As we’ve already discussed, thriller fiction is supposed to keep readers on the edge of their emotional seats. It’s supposed to get their hearts racing and their adrenaline spiking and their eyes widening in surprise or narrowing in tense suspicion as they flip page after page after page to see what happens next.
With literary fiction, women’s fiction and a number of other genres and subgenres, readers can easily take in a chapter or two before bedtime, then turn off the lights to fall asleep with no problem whatsoever.
Those literary categories are meant to engage and interest their audience, of course, but at a gentle or at least gentler pace.
Thriller fiction, however, doesn’t do gentle. It teases and tempts and tantalizes every step of the way by following the Writing Rule below.
Keep Readers on the Edge of Their Emotional Seats
Mystery fiction is meant to keep readers on the edge of their intellectual seats. Thriller fiction is meant to keep them emotionally riveted. Which means you’ve got to give them an absolute roller coaster ride of events.
That doesn’t mean making the story non-stop action. Quite the contrary. Adding lighter moments between your daring chase scenes and near-death experiences keeps readers stewing in suspense, wondering what’s going to strike next. Because there’s always something.
That’s an oft-overlooked writing rule, much to writers’ detriment and readers’ disappointment. As I’ve said in previous posts on past topics, too much focus on any literary element or device is a negative.
No matter the genre, you don’t want to have too much dialogue or setting detail or character description in a row. Otherwise, it gets boring. Tedious. Non-engaging.
Readers need variety: a careful consideration of how, what, when, where, why and who artfully applied to every chapter, page and paragraph.
The same applies to action vs. exposition vs. buildup vs. setup. Even in a genre known as thriller fiction, it can’t all be vroom vroom.
Well, it can be. But not if you want to keep readers on the edge of their emotional seats.
Consider football, where there are exciting games and boring games. Boring games are shutouts where one team does nothing but score, quite possibly because the refs keep siding with them like they’re not refs at all but hardcore, unethical fanboys.
Or something like that.
An exciting game, however, is where both teams are evenly matched, with one scoring and then the other… a good call here and a yell-at-the-refs call three plays later… time to run to the bathroom or grab another slice of pizza and then time to be screaming at the TV, shouting on your black and yellows (or something like that) to keep going.
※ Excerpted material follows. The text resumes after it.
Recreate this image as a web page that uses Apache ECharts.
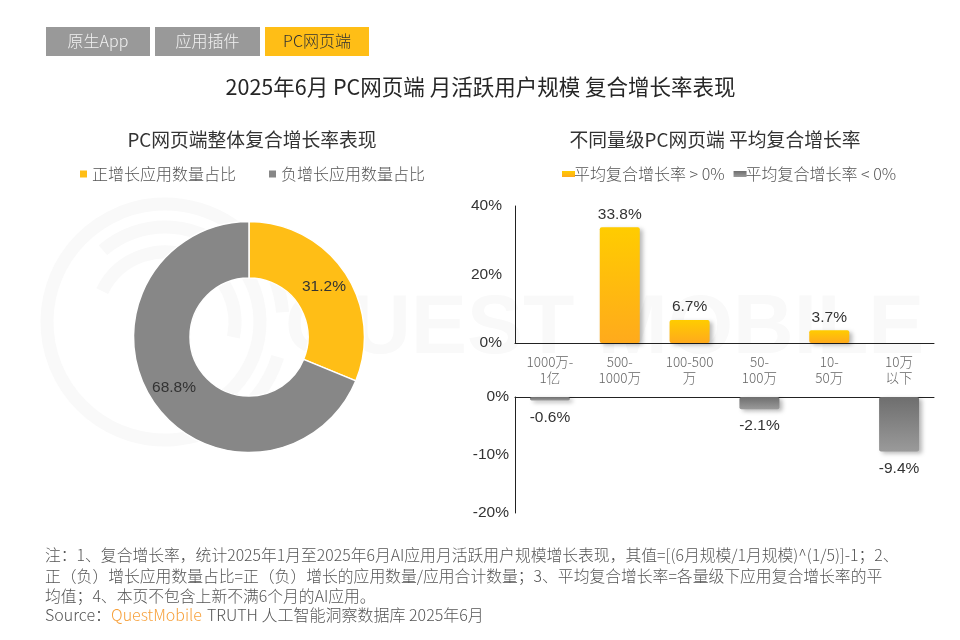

Keep going.
An exciting game requires proper buildup and variety. Will they or won’t they win?
Nobody can predict it, no matter how hard they try.
That’s the same kind of rule you want to apply when writing thriller fiction. Let your protagonist have their quieter – though not gentle – moments standing in line for coffee or enjoying witty repartee with their partner in crime-fighting. Just always with an added edge: the knowledge that something could happen in the very next second.
Even if it doesn’t. Yet.
That’s how you keep readers on the edge of their emotional seats. By employing a whole range of reader emotions, not just the thrilling ones, throughout your thriller fiction.